What are you both planning on working on next?
Martínez-Pinzón is currently working on a book on “sketches of manners” (cuadros de costumbres) and liberal reforms in postindependence Latin America. The so-called “costumbrismo” has been read as a genre that conveys post-war’s everyday life and boredom, and assembles national peoples in detailed series of laboring types. Critics of these collections of sketches have wondered at the “inexplicable contrast” between “the peaceful and inert” society represented by them and the “political violence that marks the [19th] century” (Terán Navas). However, when we read these sketches in the context of the State’s growing control over frontier zones during a time of liberal reforms and civil wars, sketches of manners emerge as a vehicle to produce everyday life for the sake of the writers’ political agendas. Martínez-Pinzón reads these visual and literary sketches, not as the product of a peaceful people, but as sites of contention in which Post-Independence elites –what he calls Patricians– waged a war to legitimize themselves as the representatives of pacified populations.

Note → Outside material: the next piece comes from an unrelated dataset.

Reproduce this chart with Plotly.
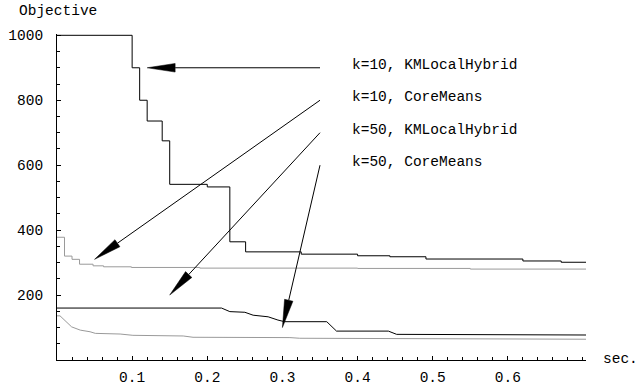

Javier Uriarte is working on a book tentatively titled “Bodies, Nature, and Spatial Imagination in Amazonia”. This project focuses on the study of the representation of bodies moving across Amazonia in literature and travel narratives published between 1904-1914. During these ten years, the unprecedented penetration of global capital in the region, known as the Rubber Boom (1850-1920), dramatically transformed it. Specifically, Uriarte explores the relationship between moving bodies in the Amazon, and different conceptualizations of nature, labor, and sexuality that are crucial components of the corpus being studied.
We certainly do not discard working on new projects —edited volumes, re-editions, monographs or exhibits— which bring together, in different ways, the topics and problems that have structured our interventions so far: war, space and literature in 19th and 20th century Latin America.